Re: Help Needed With WAV File


Robert Bonomi (bonomi@host122.r-bonomi.com)
Thu, 11 May 2006 22:32:56 -0000

In article <telecom25.178.7@telecom-digest.org>, <mike7411@gmail.com>
wrote:

> I would like to recover the bits of the digital data from a
> conversation between two modems.

> Why do you think this is virtually impossible for a standard modem
> connection with an analog-side speed above 2400 BPS?

Because it _is_. <grin>

Because I know how such things work.

Because you -- the eavesdropper -- cannot tell which parts of the
'hiss' belong to which end of the conversation.

Because *BOTH* ends use the _same_ frequencies. At the *same* time.

At either end, by "knowing" what _you_ are putting on the wire, you
can 'deduce' what the other end is doing, by 'cancelling' your signal
from what you 'hear' on the wire.

WITHOUT that 'insider' knowledge, your best bet is "Miss Cleo".

This is also why there is all that hissing going back and forth
_before_ the modems 'connect' -- they are each 'seeing' what the line
conditions look like, *without* 'near-end' interference, when the
far-end modem does 'known things' on the line. *Then* they both start
talking, still saying 'known things', to verify that they can filter
out their own noise and recover what the far end is saying.
*ONLY*THEN* do they announce 'connect', and let "user" data flow
across the connection.

With _extremely_high-end_ equipment that has been precision calibrated
and the artifacts of gear identified and compensated for, *and* with a
non- trivial amount of testing with known data on the suspect phone
circuit, one _may_ be able to decode the bit-stream.

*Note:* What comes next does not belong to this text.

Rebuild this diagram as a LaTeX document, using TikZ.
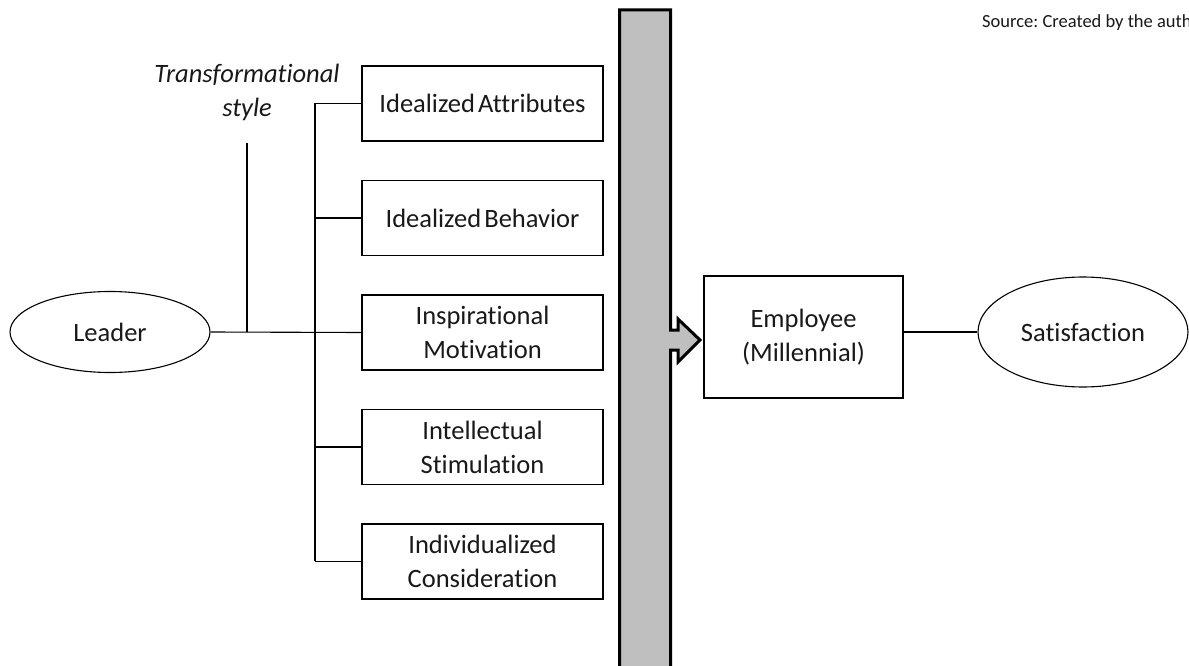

It is far simpler to play "man in the middle" by using a pair of your
own modems, and intercepting the call start-up. one end (a) talks to
your 1st modem, "thinking" it is talking to the far end (b), wile your
2nd modem is talking to that far end, in it's place. Now, you've got
the recovered bit-stream passing between your 1st and 2nd modems, in
decoded digital form, with the two halves of the conversation
separated. reading _that_ is 'trivial', as they say.

of course, going _that_ way means that you run afoul of any number of
laws forbidding 'wiretapping', and/or interception of wire
communications, but you're not going to let a little thing like _that_
stop you, are you? After all, you have the same legal issues with
taking a recording of the modem 'conversation' in the first place.